Joel 1:13 - Put on sackcloth and lament, you priests; wail, you ministers of the altar. Come, pass the night in sackcloth, you ministers of my God! Grain offering and drink offering are withheld from the house of your God.
Here again, we see that those who were in charge of running this religion were dependent for their lives and meals on the support of the people. Instead of telling the priests to earn their food, an attempt is made here to shame the people into handing over their tithes more faithfully.

Joel 2:12-14 - Yet even now, says the LORD, return to me with all your heart, with fasting and weeping, and with mourning; rend your hearts and not your clothing. Return to the LORD your God, for he is gracious and merciful, slow to anger, and abounding in steadfast love, and relents from punishing. Who knows whether he will not turn and relent, and leave a blessing behind him, a grain offering and a drink offering for the LORD your God?
Well, this starts out pretty much the way many orders to "repent of sins" that you see in the Bible. But the last sentence is truly odd, saying that there's merely a POSSIBILITY that God will be affected by the repentance of the people! I wonder what this author thought the odds were?

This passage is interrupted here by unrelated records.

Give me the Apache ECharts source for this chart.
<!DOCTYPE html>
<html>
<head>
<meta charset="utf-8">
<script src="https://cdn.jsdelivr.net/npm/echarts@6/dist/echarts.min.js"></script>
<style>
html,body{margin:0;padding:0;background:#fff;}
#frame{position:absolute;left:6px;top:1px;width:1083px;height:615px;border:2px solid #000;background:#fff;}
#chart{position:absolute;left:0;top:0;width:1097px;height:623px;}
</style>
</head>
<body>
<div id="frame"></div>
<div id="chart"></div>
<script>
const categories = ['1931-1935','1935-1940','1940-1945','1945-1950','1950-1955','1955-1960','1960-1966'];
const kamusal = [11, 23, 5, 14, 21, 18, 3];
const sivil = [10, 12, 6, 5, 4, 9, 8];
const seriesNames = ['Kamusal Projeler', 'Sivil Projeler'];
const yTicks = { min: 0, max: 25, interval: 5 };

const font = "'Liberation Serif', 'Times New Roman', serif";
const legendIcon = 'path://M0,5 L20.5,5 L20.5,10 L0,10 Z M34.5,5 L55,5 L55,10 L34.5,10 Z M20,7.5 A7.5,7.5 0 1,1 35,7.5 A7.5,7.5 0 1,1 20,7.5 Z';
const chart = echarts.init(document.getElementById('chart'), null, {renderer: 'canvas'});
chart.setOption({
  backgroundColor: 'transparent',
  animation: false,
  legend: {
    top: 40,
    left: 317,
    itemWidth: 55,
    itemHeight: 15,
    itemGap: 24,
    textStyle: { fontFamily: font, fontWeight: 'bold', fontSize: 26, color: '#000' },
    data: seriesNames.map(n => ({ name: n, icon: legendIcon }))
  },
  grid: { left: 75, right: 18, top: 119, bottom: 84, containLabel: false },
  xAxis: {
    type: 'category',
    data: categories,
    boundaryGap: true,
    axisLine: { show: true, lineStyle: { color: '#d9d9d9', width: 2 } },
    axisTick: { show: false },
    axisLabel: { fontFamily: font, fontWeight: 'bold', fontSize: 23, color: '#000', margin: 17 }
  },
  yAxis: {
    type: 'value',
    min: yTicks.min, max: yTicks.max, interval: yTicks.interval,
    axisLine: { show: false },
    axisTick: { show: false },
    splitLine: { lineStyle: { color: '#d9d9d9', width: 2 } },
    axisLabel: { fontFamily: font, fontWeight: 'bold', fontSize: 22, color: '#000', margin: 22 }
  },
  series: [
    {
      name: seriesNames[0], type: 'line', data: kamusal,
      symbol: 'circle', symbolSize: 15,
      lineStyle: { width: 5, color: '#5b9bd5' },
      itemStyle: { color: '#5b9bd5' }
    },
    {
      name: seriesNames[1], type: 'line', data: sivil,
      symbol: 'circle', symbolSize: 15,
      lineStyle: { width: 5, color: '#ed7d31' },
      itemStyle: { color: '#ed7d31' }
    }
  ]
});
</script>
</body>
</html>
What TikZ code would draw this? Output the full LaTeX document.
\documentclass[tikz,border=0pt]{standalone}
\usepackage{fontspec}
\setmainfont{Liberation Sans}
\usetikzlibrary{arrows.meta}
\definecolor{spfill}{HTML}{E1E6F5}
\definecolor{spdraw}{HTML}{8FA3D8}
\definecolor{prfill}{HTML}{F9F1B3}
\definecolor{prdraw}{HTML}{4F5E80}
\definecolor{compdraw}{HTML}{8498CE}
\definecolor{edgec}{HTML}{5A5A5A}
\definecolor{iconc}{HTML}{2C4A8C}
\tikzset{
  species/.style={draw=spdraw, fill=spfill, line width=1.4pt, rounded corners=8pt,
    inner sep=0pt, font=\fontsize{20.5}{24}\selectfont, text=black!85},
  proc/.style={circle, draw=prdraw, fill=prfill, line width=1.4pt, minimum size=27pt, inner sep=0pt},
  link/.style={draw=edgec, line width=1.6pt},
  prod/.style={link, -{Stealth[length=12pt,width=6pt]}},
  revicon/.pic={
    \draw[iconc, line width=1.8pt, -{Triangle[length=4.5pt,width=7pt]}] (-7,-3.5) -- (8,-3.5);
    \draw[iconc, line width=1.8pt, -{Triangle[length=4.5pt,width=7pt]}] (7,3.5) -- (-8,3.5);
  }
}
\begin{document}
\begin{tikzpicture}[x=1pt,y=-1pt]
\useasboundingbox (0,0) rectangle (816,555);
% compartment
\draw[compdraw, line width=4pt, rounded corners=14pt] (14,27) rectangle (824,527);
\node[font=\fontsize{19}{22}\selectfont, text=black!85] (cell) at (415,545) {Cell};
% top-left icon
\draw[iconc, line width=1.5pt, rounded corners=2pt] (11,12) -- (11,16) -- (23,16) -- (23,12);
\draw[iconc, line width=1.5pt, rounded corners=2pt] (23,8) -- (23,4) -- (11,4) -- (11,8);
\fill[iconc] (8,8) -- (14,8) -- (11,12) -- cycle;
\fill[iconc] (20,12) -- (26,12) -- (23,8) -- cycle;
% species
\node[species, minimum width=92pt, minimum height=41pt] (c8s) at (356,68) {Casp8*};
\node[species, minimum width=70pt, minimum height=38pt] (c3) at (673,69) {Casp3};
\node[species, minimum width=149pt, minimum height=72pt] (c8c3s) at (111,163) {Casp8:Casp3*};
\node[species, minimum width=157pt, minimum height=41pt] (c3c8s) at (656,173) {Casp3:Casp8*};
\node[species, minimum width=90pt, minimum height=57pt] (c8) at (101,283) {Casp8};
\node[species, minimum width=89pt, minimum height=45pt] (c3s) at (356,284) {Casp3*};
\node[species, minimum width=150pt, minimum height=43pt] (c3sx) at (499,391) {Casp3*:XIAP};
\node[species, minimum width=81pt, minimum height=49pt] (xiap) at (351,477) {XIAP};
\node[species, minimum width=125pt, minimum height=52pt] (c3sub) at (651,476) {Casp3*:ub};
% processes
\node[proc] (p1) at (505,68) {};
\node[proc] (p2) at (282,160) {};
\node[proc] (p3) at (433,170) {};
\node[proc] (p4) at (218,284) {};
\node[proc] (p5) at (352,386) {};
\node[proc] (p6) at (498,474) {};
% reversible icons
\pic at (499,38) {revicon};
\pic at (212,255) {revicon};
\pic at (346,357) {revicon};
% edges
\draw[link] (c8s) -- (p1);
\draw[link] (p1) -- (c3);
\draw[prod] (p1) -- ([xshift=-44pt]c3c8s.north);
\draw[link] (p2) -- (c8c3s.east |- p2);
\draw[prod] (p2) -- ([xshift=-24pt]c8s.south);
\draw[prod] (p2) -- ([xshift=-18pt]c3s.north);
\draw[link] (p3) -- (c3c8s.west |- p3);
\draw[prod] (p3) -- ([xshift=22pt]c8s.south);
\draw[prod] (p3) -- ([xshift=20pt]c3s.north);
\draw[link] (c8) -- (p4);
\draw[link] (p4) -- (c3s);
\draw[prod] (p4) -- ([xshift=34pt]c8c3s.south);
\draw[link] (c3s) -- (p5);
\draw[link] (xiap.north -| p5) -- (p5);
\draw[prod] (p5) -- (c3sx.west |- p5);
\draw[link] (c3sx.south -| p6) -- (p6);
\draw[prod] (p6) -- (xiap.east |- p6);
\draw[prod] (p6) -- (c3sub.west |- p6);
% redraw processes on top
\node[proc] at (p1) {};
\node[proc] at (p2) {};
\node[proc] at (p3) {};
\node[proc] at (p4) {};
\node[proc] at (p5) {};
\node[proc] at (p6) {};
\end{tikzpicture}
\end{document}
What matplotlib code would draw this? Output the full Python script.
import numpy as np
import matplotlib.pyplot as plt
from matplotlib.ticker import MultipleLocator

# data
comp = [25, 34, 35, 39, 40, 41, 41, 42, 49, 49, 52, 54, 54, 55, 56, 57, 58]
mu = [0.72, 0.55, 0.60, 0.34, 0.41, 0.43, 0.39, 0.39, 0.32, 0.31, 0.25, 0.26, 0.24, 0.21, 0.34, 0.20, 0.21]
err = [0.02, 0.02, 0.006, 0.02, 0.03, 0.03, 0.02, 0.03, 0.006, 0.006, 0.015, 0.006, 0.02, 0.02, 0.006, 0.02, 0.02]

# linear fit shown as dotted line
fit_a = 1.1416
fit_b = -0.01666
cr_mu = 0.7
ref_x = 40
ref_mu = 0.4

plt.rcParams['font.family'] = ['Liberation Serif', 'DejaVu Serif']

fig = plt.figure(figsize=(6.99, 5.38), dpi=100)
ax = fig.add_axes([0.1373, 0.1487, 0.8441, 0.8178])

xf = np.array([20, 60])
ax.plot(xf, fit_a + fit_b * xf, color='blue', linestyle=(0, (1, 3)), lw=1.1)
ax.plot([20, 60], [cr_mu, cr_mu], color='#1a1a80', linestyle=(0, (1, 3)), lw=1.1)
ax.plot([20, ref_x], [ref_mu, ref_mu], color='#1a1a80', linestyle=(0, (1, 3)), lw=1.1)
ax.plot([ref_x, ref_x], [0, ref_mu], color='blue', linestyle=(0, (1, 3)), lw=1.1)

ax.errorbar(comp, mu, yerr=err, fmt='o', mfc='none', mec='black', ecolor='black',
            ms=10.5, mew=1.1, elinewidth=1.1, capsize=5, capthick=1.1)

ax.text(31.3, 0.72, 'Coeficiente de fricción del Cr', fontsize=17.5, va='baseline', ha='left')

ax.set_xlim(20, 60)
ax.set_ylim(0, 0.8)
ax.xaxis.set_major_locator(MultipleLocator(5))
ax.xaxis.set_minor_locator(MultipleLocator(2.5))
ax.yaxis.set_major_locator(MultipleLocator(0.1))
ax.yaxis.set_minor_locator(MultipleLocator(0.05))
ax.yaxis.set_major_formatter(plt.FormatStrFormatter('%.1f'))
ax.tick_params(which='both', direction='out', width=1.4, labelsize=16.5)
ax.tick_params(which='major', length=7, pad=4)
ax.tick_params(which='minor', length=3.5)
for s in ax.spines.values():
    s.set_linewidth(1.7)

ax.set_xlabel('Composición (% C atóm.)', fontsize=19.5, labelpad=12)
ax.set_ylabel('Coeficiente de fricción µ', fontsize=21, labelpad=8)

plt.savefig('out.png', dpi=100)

Joel 2:30,31 - I will show portents in the heavens and on the earth, blood and fire and columns of smoke. The sun shall be turned to darkness, and the moon to blood, before the great and terrible day of the LORD comes.
Now, this sounds impressive at first, but what sort of "portents" are these? We're talking about wars, which there have always been rather a surfeit of, and eclipses. There was a solar eclipse just back in August 1999, and they happen pretty regularly. During most lunar eclipses, the moon turns dark red, so that's not much of a sign. I would have thought God could come up with better signs than stuff that always happens anyway!

Joel 3:18-21 - In that day the mountains shall drip sweet wine, the hills shall flow with milk, and all the stream beds of Judah shall flow with water; a fountain shall come forth from the house of the LORD and water the Wadi Shittim. Egypt shall become a desolation and Edom a wilderness, because of the violence done to the people of Judah, in whose land they have shed innocent blood. But Judah shall be inhabited forever, and Jerusalem to all generations.
Well, it's only natural to daydream about your homeland being made "perfect" in the future. I think it's interesting, though, that the only enemies this says will be punished for harming Israel are Egypt and Edom. What about all the others who were going to harm Israel in the future as Joel saw it- like Babylon, Rome, Spain and Germany? And what's this deal of condemning them for the shedding of "innocent blood?" Weren't those enemies doing what God made them do? Why should it be OK for Israel to shed blood under God's orders, but no one else? Of course, there are plenty of Bible verses that state that there are NO innocents, so we must remain puzzled by the questions here, I suppose.